The depopulation committee of Florida’s Citizens Property Insurance Corp. unveiled a plan yesterday designed to transfer about a third of the state-run insurer’s 1.4 million policies to private insurance companies over two years.  The move comes a day after a report from Florida’s auditor general was released confirming that Citizens’ rates are too low to allow private insurers to compete.

The plan unveiled yesterday would allow a private insurer meeting certain qualifications to borrow up to $50 million out of Citizens’ surplus in exchange for assuming a certain amount of policies for at least 10 years. Citizens would cap the total amount it lends out under this program to $300 million.  The loans would serve as an incentive for private companies to take on the additional risk and would be repaid to Citizens over 20 years. Because the policies to be taken out of Citizens would continue to be subject to the 10% cap on rate increases, the loans would also serve to protect the private insurers covering the underpriced policies in case of a bad hurricane season.

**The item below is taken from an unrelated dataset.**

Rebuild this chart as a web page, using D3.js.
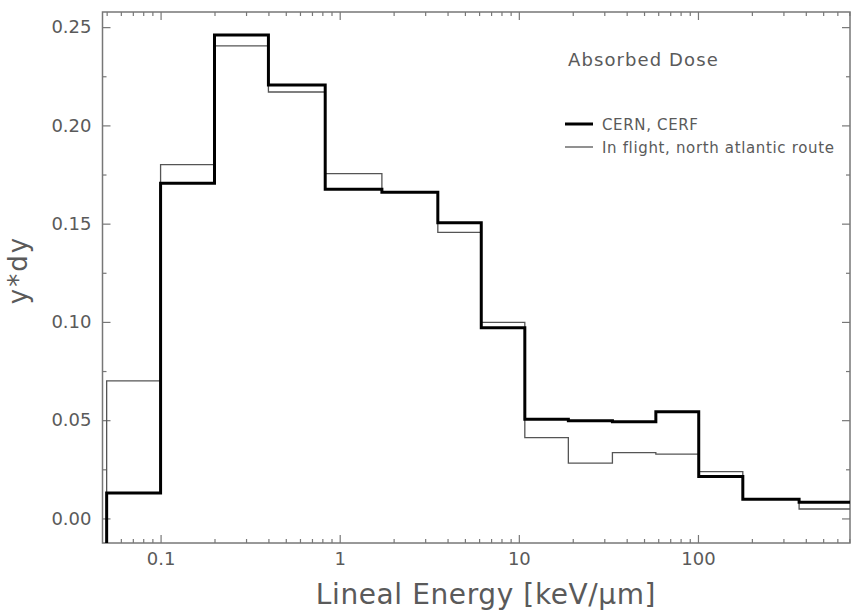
<!DOCTYPE html>
<html>
<head>
<meta charset="utf-8">
<script src="https://cdn.jsdelivr.net/npm/d3@7"></script>
<style>
  body { margin: 0; background: #fff; }
  svg text { font-family: "DejaVu Sans", sans-serif; fill: #5a5a5a; }
</style>
</head>
<body>
<div id="container"></div>
<script>
// bin edges (keV/um) and the two spectra
const binEdges = [0.05, 0.1, 0.2, 0.4, 0.83, 1.72, 3.53, 6.17, 10.8, 18.9, 33.3, 58.2, 101, 178, 367, 706];
const cernValues = [0.013, 0.1705, 0.246, 0.2205, 0.1675, 0.166, 0.1505, 0.097, 0.0505, 0.0497, 0.0492, 0.0543, 0.0213, 0.0098, 0.0082];
const flightValues = [0.070, 0.180, 0.2405, 0.217, 0.1755, 0.1662, 0.1456, 0.0998, 0.0411, 0.0281, 0.0335, 0.0327, 0.0238, 0.0098, 0.0048];
const xMajorTicks = [0.1, 1, 10, 100];
const yMajorTicks = [0, 0.05, 0.10, 0.15, 0.20, 0.25];
const seriesNames = ["CERN, CERF", "In flight, north atlantic route"];

const w = 851;
const h = 615;
const plotLeft = 102.5, plotRight = 850, plotTop = 12, plotBottom = 543;

const svg = d3.select("#container").append("svg")
              .attr("width", w).attr("height", h);

const x = d3.scaleLog().domain([0.0474, 706]).range([plotLeft, plotRight]);
const y = d3.scaleLinear().domain([-0.0125, 0.2577]).range([plotBottom, plotTop]);

// minor ticks 2..9 per decade
const xMinorTicks = [];
[0.01, 0.1, 1, 10, 100].forEach(d => {
  for (let k = 2; k <= 9; k++) {
    const v = d * k;
    if (v > x.domain()[0] && v < x.domain()[1]) xMinorTicks.push(v);
  }
});
const yMinorTicks = d3.range(0.025, 0.26, 0.05);

const axisColor = "#777";

function styleAxis(g) {
  g.select(".domain").remove();
  g.selectAll(".tick line").attr("stroke", axisColor).attr("stroke-width", 1.2);
  g.selectAll(".tick text").style("font-size", "18px");
}

// bottom
svg.append("g").attr("transform", "translate(0," + plotBottom + ")")
   .call(d3.axisBottom(x).tickValues(xMajorTicks).tickSize(-8).tickPadding(9)
         .tickFormat(d => d3.format("~g")(d)))
   .call(styleAxis);
svg.append("g").attr("transform", "translate(0," + plotBottom + ")")
   .call(d3.axisBottom(x).tickValues(xMinorTicks).tickSize(-4).tickFormat(""))
   .call(styleAxis);
// top
svg.append("g").attr("transform", "translate(0," + plotTop + ")")
   .call(d3.axisTop(x).tickValues(xMajorTicks).tickSize(-8).tickFormat(""))
   .call(styleAxis);
svg.append("g").attr("transform", "translate(0," + plotTop + ")")
   .call(d3.axisTop(x).tickValues(xMinorTicks).tickSize(-4).tickFormat(""))
   .call(styleAxis);
// left
svg.append("g").attr("transform", "translate(" + plotLeft + ",0)")
   .call(d3.axisLeft(y).tickValues(yMajorTicks).tickSize(-8).tickPadding(11)
         .tickFormat(d3.format(".2f")))
   .call(styleAxis);
svg.append("g").attr("transform", "translate(" + plotLeft + ",0)")
   .call(d3.axisLeft(y).tickValues(yMinorTicks).tickSize(-4).tickFormat(""))
   .call(styleAxis);
// right
svg.append("g").attr("transform", "translate(" + plotRight + ",0)")
   .call(d3.axisRight(y).tickValues(yMajorTicks).tickSize(-8).tickFormat(""))
   .call(styleAxis);
svg.append("g").attr("transform", "translate(" + plotRight + ",0)")
   .call(d3.axisRight(y).tickValues(yMinorTicks).tickSize(-4).tickFormat(""))
   .call(styleAxis);

// frame
svg.append("rect")
   .attr("x", plotLeft).attr("y", plotTop)
   .attr("width", plotRight - plotLeft).attr("height", plotBottom - plotTop)
   .attr("fill", "none").attr("stroke", axisColor).attr("stroke-width", 1.5);

// histogram outlines
function stepPoints(values) {
  const pts = [[binEdges[0], y.domain()[0]]];
  values.forEach((v, i) => pts.push([binEdges[i], v]));
  pts.push([binEdges[binEdges.length - 1], values[values.length - 1]]);
  return pts;
}
const line = d3.line()
  .x(d => x(d[0]))
  .y(d => y(d[1]))
  .curve(d3.curveStepAfter);

svg.append("path").datum(stepPoints(flightValues))
   .attr("d", line).attr("fill", "none")
   .attr("stroke", "#555").attr("stroke-width", 1.3);
svg.append("path").datum(stepPoints(cernValues))
   .attr("d", line).attr("fill", "none")
   .attr("stroke", "#000").attr("stroke-width", 3);

// axis titles
svg.append("text")
   .attr("x", 486).attr("y", 604)
   .attr("text-anchor", "middle")
   .style("font-size", "28px")
   .style("letter-spacing", "0.6px")
   .text("Lineal Energy [keV/\u03bcm]");
svg.append("text")
   .attr("transform", "translate(27,270) rotate(-90)")
   .attr("text-anchor", "middle")
   .style("font-size", "26px")
   .style("letter-spacing", "2px")
   .text("y*dy");

// legend
svg.append("text")
   .attr("x", 568).attr("y", 66)
   .style("font-size", "18px")
   .style("letter-spacing", "1.1px")
   .text("Absorbed Dose");
const legend = svg.append("g");
[{name: seriesNames[0], w: 3, c: "#000", y: 124},
 {name: seriesNames[1], w: 1.3, c: "#555", y: 147}].forEach(d => {
  legend.append("line")
        .attr("x1", 565).attr("x2", 593).attr("y1", d.y).attr("y2", d.y)
        .attr("stroke", d.c).attr("stroke-width", d.w);
  legend.append("text")
        .attr("x", 602).attr("y", d.y + 5.5)
        .style("font-size", "15px")
        .style("letter-spacing", "0.65px")
        .text(d.name);
});
</script>
</body>
</html>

The loan amounts depend on the number of policies taken out and the amount of risk being assumed by the private insurance companies. If successful, it is forecast to reduce potential assessments charged to policyholders by $1.2 billion after a major, one-in-100-year storm.

Some lawmakers have already expressed opposition to the plan, mainly because it takes money out of Citizens’ surplus and transfers it to private insurers.

However, of all the depopulation proposals to date, this is arguably one that deserves serious consideration.  Unlike previous plans, this one has strict eligibility requirements and other safeguards in place that appear to significantly reduce the likelihood that private insurance carriers participating in the program will go insolvent and place all those policies right back into Citizens, as was the case with Poe Financial Group a few years ago.

Still, neither this nor any other proposed depopulation plan addresses the root cause of the problem—the issue of rate inadequacy.  As long as Citizens charges rates far below those of the private market, it will always have an unfair competitive advantage that consumers will be attracted to.

Can the current proposal successfully depopulate a significant portion of Citizens? Quite possibly.  But those policies will still be subject to the rate caps that created this whole mess, and once Citizens reaches its $300 million loan limit, there will be no more money to entice private insurers to take on any more capped rate policies. So even if this plan is a success and Citizens sheds a third of its policies, it will still remain the cheapest insurer in town, and new policies will continue flocking to it.

That is why this plan must be viewed as a first step. Ultimately, the only way to effectively and permanently depopulate Citizens is organically through market-based rate competition and stronger eligibility requirements so that it is no longer a de facto price control mechanism on the state’s property insurance market.